The first two truths are well-documented by the IPCC report. The third is not. Phrases like “human-caused climate change” and “anthropocene” mask the truth of who is causing climate change: large corporations who profit off of the destruction of God’s creation and the exploitation of God’s people. We do not all bear equal responsibility for the climate crisis. Just 100 companies are responsible for 71 percent of climate pollution. Exxon Mobil, one of the largest oil and gas companies, knew as early as 1977 that its business model would result in several degrees of warming. Rather than sharing their research with the public, the company spent the next four decades sowing misinformation about climate science.
We know who is causing climate change, and we know that to stop it, these 100 companies must immediately stop burning fossil fuels. These polluters have built fortunes off the backs of the poor and ought to be held legally, financially, and morally accountable for their actions. They are like the rich who the prophet Amos scolds, “sell the righteous for silver and the needy for a pair of sandals … trample the poor into the dust of the earth and they push the afflicted out of the way.”
For Amos, and for us, the response to exploitation is justice flowing down like waters.
Let’s take action. The IPCC report shows us that actions we take now will prevent the worst effects of climate change.
Politically, we need leaders who will take action to make the necessary changes to our economy. In this moment, it is a moral imperative to transition to a clean energy economy. Political feasibility is a social construct. The climate crisis is not. We cannot afford to wait any longer to pass legislation that makes systemic changes in our economy. Congress needs to pass climate policy that is swift and sweeping, transforming our economy from extraction to regeneration. We need to remind ourselves that we know how to slow climate change. We know how to prevent the worst catastrophes from happening. We have the technology to transition to a net-zero carbon economy. Our leaders have a once-in-a-generation opportunity to show moral leadership.

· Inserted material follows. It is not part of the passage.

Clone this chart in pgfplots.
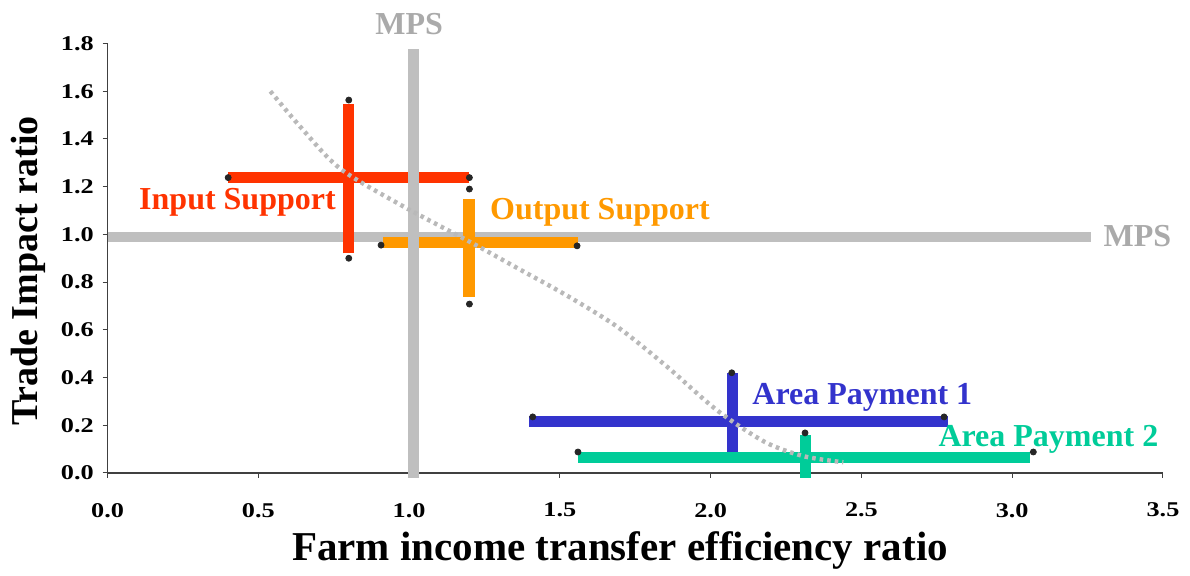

Yet, political and economic transformation alone is not sufficient. The climate crisis is, at its core, a spiritual crisis. In our churches, we have the physical and spiritual assets to help our communities cope with the worst effects of the climate crisis. Many are already adapting to the new realities of the climate crisis, integrating it into the mission of the church. Across the country, Christian institutions are responding to the climate disasters in their communities. In the Southeast, churches are helping their communities adapt to the spiritual and physical traumas of sea level rise and intensifying hurricanes. In the South, they are acting as cooling centers, providing life-saving space for those without access to air conditioning. In the West, faith communities are housing climate migrants — those displaced both locally by wildfires and globally by other climate-related geopolitical disasters. Our Christian response to the climate crisis is not merely hope in action. It is a demonstration that hope is action.
Hope is also redemption. Even as we truth-tell and take action for a more beautiful world, catastrophe continues to unfold around us and destroy the places and people we love. In Colossians 1, we read of a Christ in whom all things came into being and through whom all things are held together. Through the body of Christ, all things came to be, and yet, just as Christ was crucified, so too is creation. It seems that today creation itself — creatures included — are being crucified with Christ (Galatians 2:20). Like the crucifixion darkness, our skies are darkened with ash from wildfires and 1,000-year-storm clouds.
This crucifixion darkness is a Holy Saturday moment. We sit in the darkness of the crucifixion with no presumption of resurrection. We can hope in God’s grace and redemptive mercy, but in the words of the prophet Ezekiel, “You alone know” if these bones can live (Ezekiel 37:3). As Ellen Davis writes, “Resurrection hope does not mean that things are not as bad as they seem. It does not mean that we may expect to be shielded from the worst effects of our selfishness.” Things are bad. Things will continue to worsen before they get better. But perhaps, by the grace of God, our best efforts might be redeemed by the resurrection power of Christ.
In an age of despair and presumption, the journey of Christian hope is a spiritual survival strategy. Every step of that journey — truth-telling, action, and redemption — is equally important. To collapse hope into the final step is to completely deny its theology. Presumption and despair have done little to address the depths of destruction around us. Perhaps by the grace of God and the work of our hands, we might have hope.